The state has had no contact with [M.C.] since-the last time the social worker spoke with him was June of 2004. We could not locate him to serve him at the two addresses that he had provided in the past. So that’s why we ended up publishing. We can provide testimony if required.
The Court: Mr. Cushman?
*165[M.C.’s counsel]: You: Honor, we have had no contact with [M.C.] and therefore have no position.
The Court: State’s motion is granted.
[DPHHS attorney]: Thank you, Your Honor.

First, the District Court’s query to M.C.’s counsel did not seek a response to anything concrete. For the reasons stated above, the court’s reply to the statements by the attorney for DPHHS should have been, “Proceed with your case, counsel.” Read in context, M.C.’s counsel’s response to the court is most reasonably construed as precisely what it was-a statement that, due to the lack of instruction on whatever the court’s query was intended to be, he simply had “no position” on that query.

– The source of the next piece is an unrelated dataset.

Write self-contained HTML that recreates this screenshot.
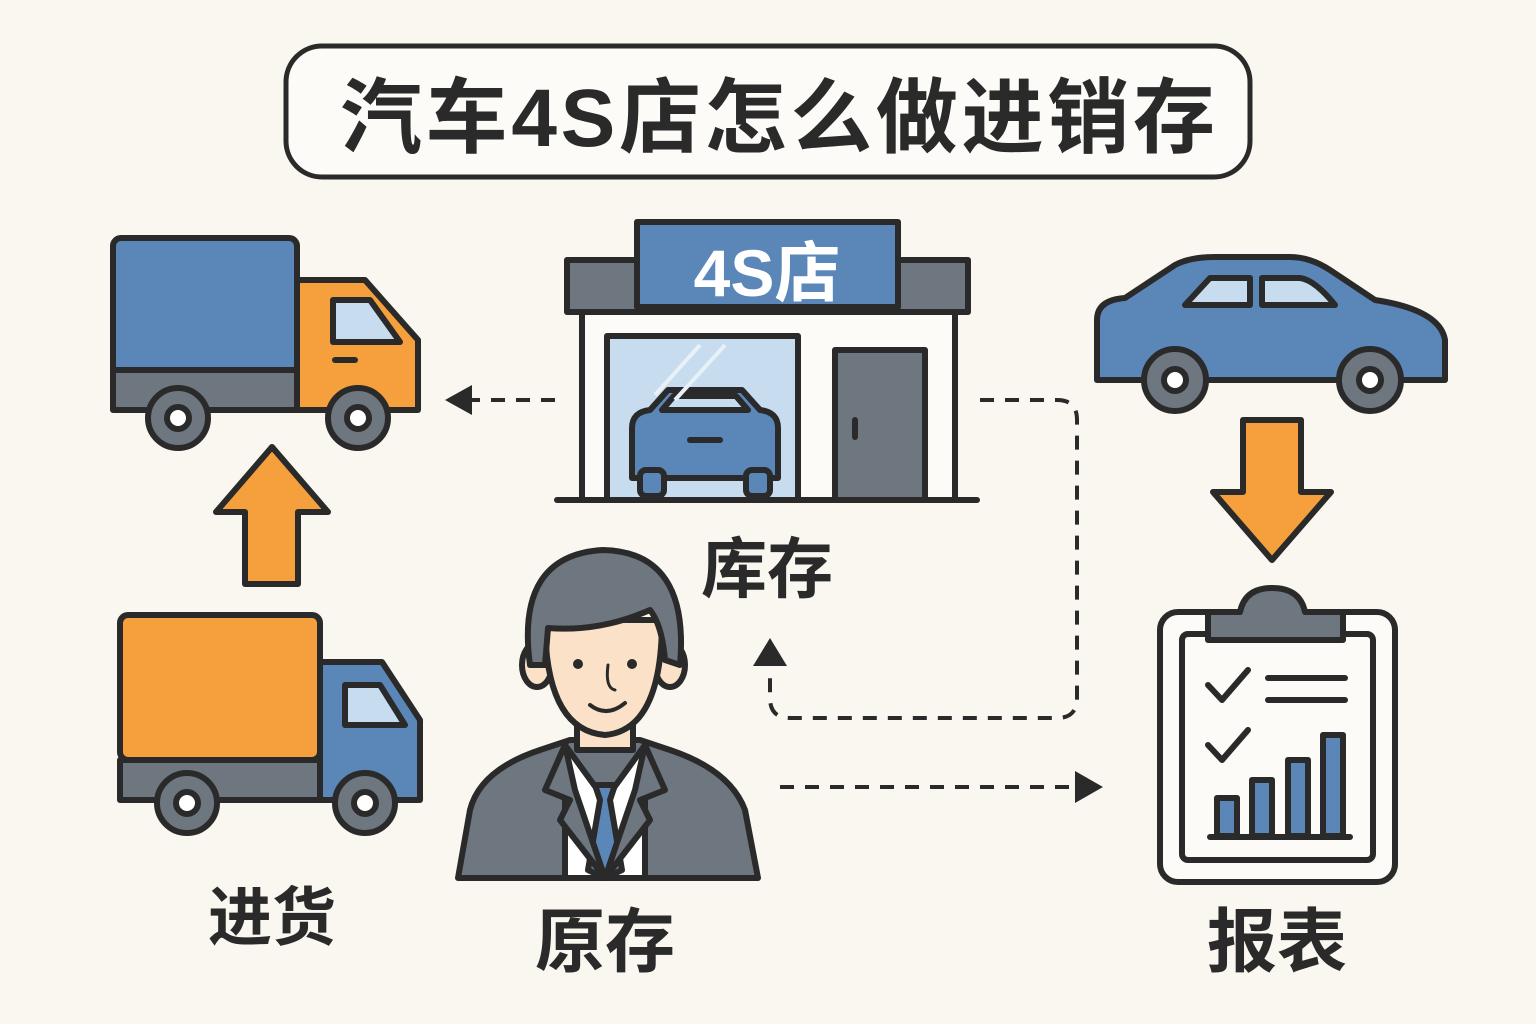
<!DOCTYPE html>
<html><head><meta charset="utf-8"><style>
html,body{margin:0;padding:0;background:#faf6f0;}
svg{display:block}
text{font-family:"Liberation Sans","Noto Sans CJK SC",sans-serif;font-weight:bold;fill:#2a2a2a}
</style></head><body>
<svg width="1536" height="1024" viewBox="0 0 1536 1024" xmlns="http://www.w3.org/2000/svg">
<rect width="1536" height="1024" fill="#faf6f0"/>
<g stroke="#2a2a2a" stroke-width="6" stroke-linejoin="round" stroke-linecap="round">
<!-- title -->
<rect x="286" y="46" width="964" height="131" rx="36" fill="#fdfbf7" stroke-width="5"/>
<!-- truck 1 -->
<rect x="113" y="238" width="184" height="172" rx="8" fill="#5b86b8"/>
<rect x="113" y="370" width="184" height="40" fill="#6e7680"/>
<path d="M297 280 H365 L418 340 V410 H297 Z" fill="#f5a03c"/>
<path d="M333 300 H370 L400 342 H333 Z" fill="#c8dcef"/>
<line x1="335" y1="360" x2="355" y2="360"/>
<circle cx="178" cy="418" r="30" fill="#6e7680"/><circle cx="178" cy="418" r="11" fill="#fff"/>
<circle cx="358" cy="418" r="30" fill="#6e7680"/><circle cx="358" cy="418" r="11" fill="#fff"/>
<!-- up arrow -->
<path d="M272 447 L328 512 H298 V584 H245 V512 H216 Z" fill="#f5a03c"/>
<!-- truck 2 -->
<rect x="120" y="615" width="200" height="145" rx="8" fill="#f5a03c"/>
<rect x="120" y="760" width="200" height="40" fill="#6e7680"/>
<path d="M320 662 H382 L420 720 V800 H320 Z" fill="#5b86b8"/>
<path d="M345 685 H380 L405 725 H345 Z" fill="#c8dcef"/>
<circle cx="187" cy="803" r="30" fill="#6e7680"/><circle cx="187" cy="803" r="11" fill="#fff"/>
<circle cx="365" cy="803" r="30" fill="#6e7680"/><circle cx="365" cy="803" r="11" fill="#fff"/>
<!-- store -->
<rect x="582" y="312" width="373" height="188" fill="#fdfbf7"/>
<rect x="567" y="260" width="401" height="52" fill="#6e7680"/>
<rect x="637" y="222" width="261" height="85" fill="#5b86b8"/>
<rect x="607" y="336" width="191" height="164" fill="#c8dcef"/>
<rect x="835" y="350" width="90" height="150" fill="#6e7680"/>
<line x1="855" y1="420" x2="855" y2="437"/>
<line x1="557" y1="500" x2="977" y2="500"/>
<path d="M632 478 V428 Q632 412 650 410 L668 390 H742 L760 410 Q778 412 778 428 V478 Z" fill="#5b86b8"/>
<path d="M662 410 L674 396 H736 L748 410 Z" fill="#c8dcef"/>
<rect x="640" y="470" width="24" height="26" rx="6" fill="#5b86b8"/>
<rect x="746" y="470" width="24" height="26" rx="6" fill="#5b86b8"/>
<line x1="690" y1="440" x2="720" y2="440"/>
</g>
<g stroke="#e8f0f8" stroke-width="4"><line x1="655" y1="395" x2="700" y2="345"/><line x1="675" y1="400" x2="725" y2="345"/></g>
<g stroke="#2a2a2a" stroke-width="6" stroke-linejoin="round" stroke-linecap="round">
<!-- car right -->
<path d="M1097 380 V320 Q1097 300 1125 298 L1175 265 Q1190 257 1215 257 H1290 Q1310 257 1330 270 L1375 300 Q1440 310 1445 340 V380 Z" fill="#5b86b8"/>
<path d="M1185 305 L1210 278 H1250 V305 Z" fill="#c8dcef"/>
<path d="M1262 305 V278 H1300 Q1315 280 1335 305 Z" fill="#c8dcef"/>
<circle cx="1175" cy="380" r="31" fill="#6e7680"/><circle cx="1175" cy="380" r="11" fill="#fff"/>
<circle cx="1370" cy="380" r="31" fill="#6e7680"/><circle cx="1370" cy="380" r="11" fill="#fff"/>
<!-- down arrow -->
<path d="M1243 420 H1301 V492 H1331 L1272 560 L1213 492 H1243 Z" fill="#f5a03c"/>
<!-- clipboard -->
<rect x="1160" y="612" width="235" height="270" rx="18" fill="#fdfbf7"/>
<rect x="1182" y="634" width="191" height="226" rx="6" fill="#fdfbf7"/>
<path d="M1208 640 V612 H1240 Q1245 588 1272 588 Q1300 588 1305 612 H1343 V640 Z" fill="#6e7680"/>
<path d="M1208 685 L1222 700 L1248 670" fill="none"/>
<path d="M1208 745 L1222 760 L1248 730" fill="none"/>
<line x1="1268" y1="678" x2="1345" y2="678"/><line x1="1268" y1="700" x2="1345" y2="700"/>
<line x1="1210" y1="837" x2="1350" y2="837"/>
<rect x="1217" y="798" width="20" height="38" fill="#5b86b8"/>
<rect x="1252" y="780" width="20" height="56" fill="#5b86b8"/>
<rect x="1288" y="760" width="20" height="76" fill="#5b86b8"/>
<rect x="1323" y="735" width="20" height="101" fill="#5b86b8"/>
<!-- person -->
<path d="M458 878 L470 810 Q480 770 540 750 L570 740 H640 L670 750 Q730 770 745 810 L758 878 Z" fill="#6e7680"/>
<path d="M565 745 L605 800 L645 745 V878 H565 Z" fill="#fff"/>
<path d="M595 785 H615 L610 800 L622 870 L605 878 L588 870 L600 800 Z" fill="#5b86b8"/>
<path d="M565 745 L545 790 L570 800 L560 820 L605 878 L575 790 Z" fill="#6e7680"/>
<path d="M645 745 L665 790 L640 800 L650 820 L605 878 L635 790 Z" fill="#6e7680"/>
<rect x="577" y="705" width="56" height="45" fill="#fbe1c8"/>
<ellipse cx="537" cy="665" rx="15" ry="22" fill="#fbe1c8"/>
<ellipse cx="670" cy="665" rx="15" ry="22" fill="#fbe1c8"/>
<path d="M545 620 Q545 730 605 735 Q662 730 662 620 Z" fill="#fbe1c8"/>
<path d="M530 665 Q515 555 603 550 Q690 552 680 665 L665 660 Q662 625 650 610 Q600 632 548 628 L545 665 Z" fill="#6e7680"/>
<path d="M590 705 Q607 718 625 703" fill="none" stroke-width="4"/>
<path d="M608 665 Q605 688 615 690" fill="none" stroke-width="3"/>
</g>
<circle cx="578" cy="664" r="5" fill="#2a2a2a"/><circle cx="632" cy="664" r="5" fill="#2a2a2a"/>
<!-- dashed connectors -->
<g stroke="#2a2a2a" stroke-width="4" fill="none" stroke-dasharray="14 11">
<line x1="555" y1="400" x2="470" y2="400"/>
<path d="M980 400 H1057 Q1077 400 1077 420 V698 Q1077 718 1057 718 H790 Q770 718 770 698 V668"/>
<line x1="780" y1="787" x2="1075" y2="787"/>
</g>
<path d="M445 400 L472 385 V415 Z" fill="#2a2a2a"/>
<path d="M770 638 L753 666 H787 Z" fill="#2a2a2a"/>
<path d="M1103 787 L1075 771 V803 Z" fill="#2a2a2a"/>
<!-- texts -->
<text x="340" y="146" font-size="82" textLength="875" lengthAdjust="spacing">汽车4S店怎么做进销存</text>
<text x="767" y="296" font-size="66" text-anchor="middle" style="fill:#fff">4S店</text>
<text x="767" y="592" font-size="66" text-anchor="middle">库存</text>
<text x="272" y="940" font-size="64" text-anchor="middle">进货</text>
<text x="605" y="966" font-size="70" text-anchor="middle">原存</text>
<text x="1277" y="966" font-size="70" text-anchor="middle">报表</text>
</svg>
</body></html>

¶35 In any event, the Court advances no authority for the proposition that, absent a parent’s actual relinquishment of parental rights pursuant to § 42-2-402(1), MCA, an attorney may “waive” a client’s parental rights or the statutory requirements that a petitioner present evidence and meet the requisite burden of proof for involuntary termination, as set forth in §§ 41-3-422(5)(a)(iv) and -609(1), MCA. The notion that attorneys have such power is, in my view, inconceivable. ¶36 Finally, I note DPHHS’s argument-in response to M.C.’s request for a hearing complying with statutory requirements-that “[t]he purpose of a remand is to remedy a substantial injustice, not to elevate form over substance.” As I have in the past, I observe again that this type of statement reflects “the untenable attitude which seems to permeate DPHHS, or at least its counsel, in these appeals.” See In re Custody and Parental Rights of D.S., 2005 MT 275, ¶ 50, 329 Mont. 180, ¶ 50, 122 P.3d 1239, ¶ 50 (Gray, C.J., concurring). Importantly, in this case the error at issue is the very lack of any substance in the termination proceeding.

¶37 I would conclude the District Court’s findings are clearly erroneous and M.C. did not waive the right to appeal. I would remand for a termination hearing.

¶38 I dissent.

JUSTICE NELSON joins in the foregoing dissenting opinion of CHIEF JUSTICE GRAY.